Minutes and resolutions provide a contemporaneous record of decisions made by boards and shareholders, showing that proper procedures were followed. In litigation or transactions, accurate minutes support the legality of corporate actions, demonstrate adherence to governance processes, and protect against claims that formalities were ignored. Well-documented resolutions are often required for significant actions like mergers, officer appointments, or major contracts. Keeping a consistent minute book with dated approvals and signatures preserves corporate integrity and supports due diligence in business transactions.
Improved governance often increases company value by reducing transactional friction, lowering perceived legal risks, and making the business more attractive to buyers and lenders. Organized records, clear ownership provisions, and documented compliance efforts can streamline due diligence and improve negotiation leverage during sales or financing events. Governance improvements also strengthen operational resilience and stakeholder confidence, which can translate into long-term value through better decision-making, reduced disputes, and more predictable outcomes when pursuing strategic growth opportunities.

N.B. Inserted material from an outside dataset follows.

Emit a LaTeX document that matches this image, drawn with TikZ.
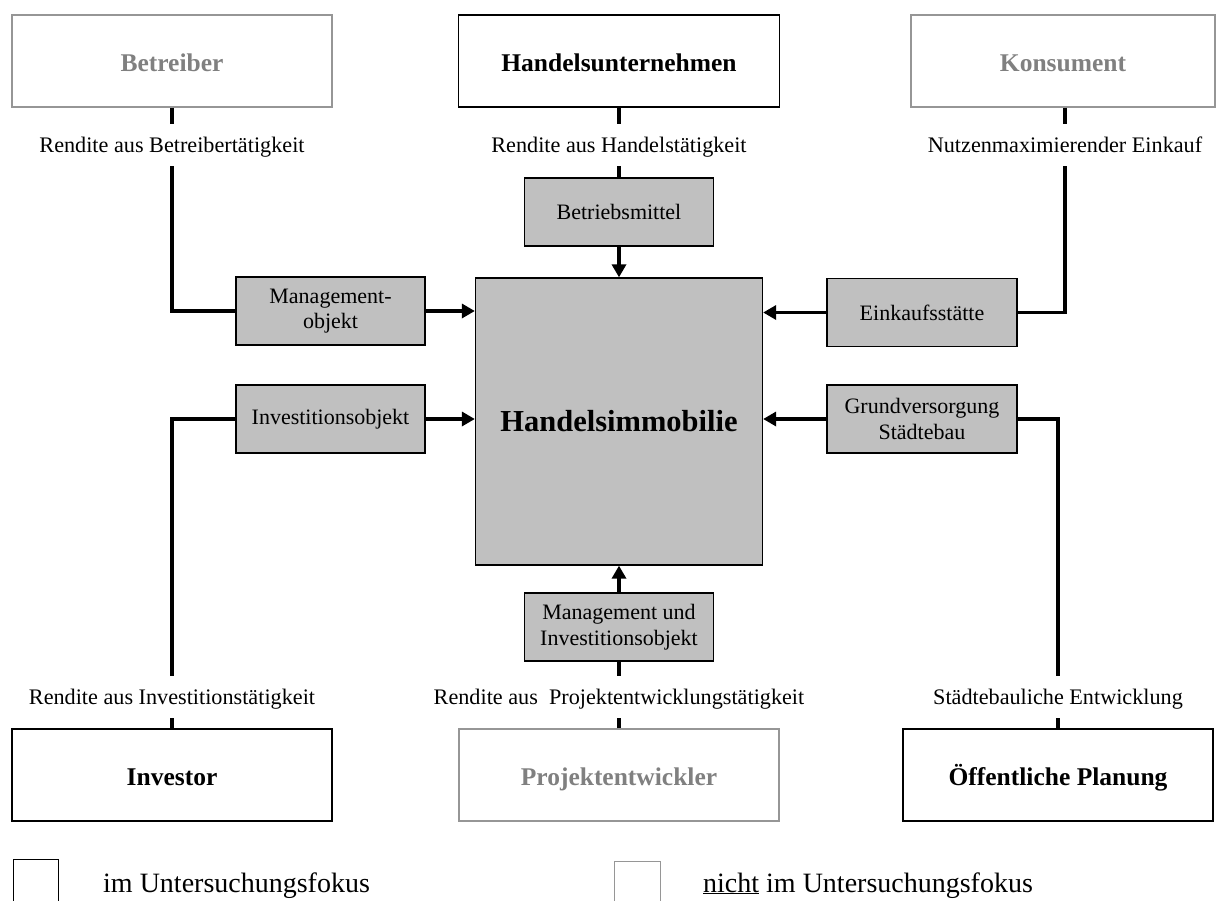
\documentclass[tikz,border=0pt]{standalone}
\usepackage{fontspec}
\setmainfont{Liberation Serif}
\usetikzlibrary{arrows.meta}
\definecolor{boxfill}{RGB}{192,192,192}
\definecolor{dimtext}{RGB}{128,128,128}
\definecolor{dimline}{RGB}{150,150,150}
\begin{document}
\begin{tikzpicture}[x=1pt,y=-1pt,
  actor/.style={draw=black, line width=1.3pt, rectangle, minimum width=320pt, minimum height=92pt,
    inner sep=0pt, text height=20pt, text depth=0pt, font=\fontsize{25.5}{29}\selectfont\bfseries},
  actordim/.style={actor, draw=dimline, text=dimtext},
  role/.style={draw=black, line width=1.3pt, fill=boxfill, rectangle, minimum width=189pt, minimum height=68pt,
    inner sep=0pt, align=center, font=\fontsize{22}{25.5}\selectfont},
  linklabel/.style={inner sep=0pt, minimum height=42pt, text height=17pt, text depth=3pt,
    font=\fontsize{22.2}{25}\selectfont},
  flow/.style={line width=3.8pt},
  flowarrow/.style={line width=3.8pt, -{Triangle[length=13pt,width=14pt]}},
  legendtext/.style={anchor=base west, inner sep=0pt, font=\fontsize{28}{32}\selectfont}
]
\useasboundingbox (0,0) rectangle (1216,900);
\clip (0,0) rectangle (1216,900);

% outer actors
\node[actordim] (betr) at (172,61) {Betreiber};
\node[actor, minimum width=321pt] (hu) at (619,61) {Handelsunternehmen};
\node[actordim, minimum width=304pt] (kons) at (1063,61) {Konsument};
\node[actor] (inv) at (172,775) {Investor};
\node[actordim] (pe) at (619,775) {Projektentwickler};
\node[actor, minimum width=310pt] (oep) at (1058,775) {Öffentliche Planung};

% central object
\node[draw=black, line width=1.3pt, fill=boxfill, minimum width=287pt, minimum height=287pt, inner sep=0pt,
  font=\fontsize{30.5}{34}\selectfont\bfseries] (hi) at (619,421.5) {Handelsimmobilie};

% roles of the property
\node[role] (mgmt) at (330.5,311) {Management-\\objekt};
\node[role, minimum width=190pt] (eink) at (922,312.5) {Einkaufsstätte};
\node[role] (bm) at (619,212) {Betriebsmittel};
\node[role] (io) at (330.5,419) {Investitionsobjekt};
\node[role, minimum width=190pt] (gv) at (922,419) {Grundversorgung\\Städtebau};
\node[role] (mi) at (619,627) {Management und\\Investitionsobjekt};

% motives on the connectors
\node[linklabel] (l1) at (172,145) {Rendite aus Betreibertätigkeit};
\node[linklabel] (l2) at (619,145) {Rendite aus Handelstätigkeit};
\node[linklabel] (l3) at (1065,145) {Nutzenmaximierender Einkauf};
\node[linklabel] (l4) at (172,697) {Rendite aus Investitionstätigkeit};
\node[linklabel] (l5) at (619,697) {Rendite aus\ \ Projektentwicklungstätigkeit};
\node[linklabel] (l6) at (1058,697) {Städtebauliche Entwicklung};

% connectors, top
\draw[flow] (betr.south) -- (l1.north);
\draw[flow] (l1.south) |- (mgmt.west);
\draw[flowarrow] (mgmt.east) -- (mgmt.east -| hi.west);
\draw[flow] (hu.south) -- (l2.north);
\draw[flow] (l2.south) -- (bm.north);
\draw[flowarrow] (bm.south) -- (hi.north);
\draw[flow] (kons.south -| l3) -- (l3.north);
\draw[flow] (l3.south) |- (eink.east);
\draw[flowarrow] (eink.west) -- (eink.west -| hi.east);

% connectors, bottom
\draw[flow] (inv.north) -- (l4.south);
\draw[flow] (l4.north) |- (io.west);
\draw[flowarrow] (io.east) -- (io.east -| hi.west);
\draw[flow] (pe.north) -- (l5.south);
\draw[flow] (l5.north) -- (mi.south);
\draw[flowarrow] (mi.north) -- (hi.south);
\draw[flow] (oep.north) -- (l6.south);
\draw[flow] (l6.north) |- (gv.east);
\draw[flowarrow] (gv.west) -- (gv.west -| hi.east);

% legend
\node[draw=black, line width=1.3pt, minimum width=45pt, minimum height=60pt, inner sep=0pt, anchor=north west] (key1) at (13,859) {};
\node[legendtext] (key1t) at (103,892) {im Untersuchungsfokus};
\node[draw=dimline, line width=1.3pt, minimum width=46pt, minimum height=60pt, inner sep=0pt, anchor=north west] (key2) at (614,861) {};
\node[legendtext] (key2t) at (703,892) {\underline{nicht} im Untersuchungsfokus};
\end{tikzpicture}
\end{document}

LLCs and corporations share many governance needs but differ in formalities and default rules. Corporations typically adhere to bylaws, board of directors structures, and shareholder meetings, while LLCs rely on operating agreements and can offer more contractual flexibility in management and profit distributions. Both structures benefit from tailored governance documents, recordkeeping, and compliance processes. Selecting the right practices depends on ownership goals, tax considerations, and plans for investment or transfer, and may require adjusting governance to align with the chosen entity type.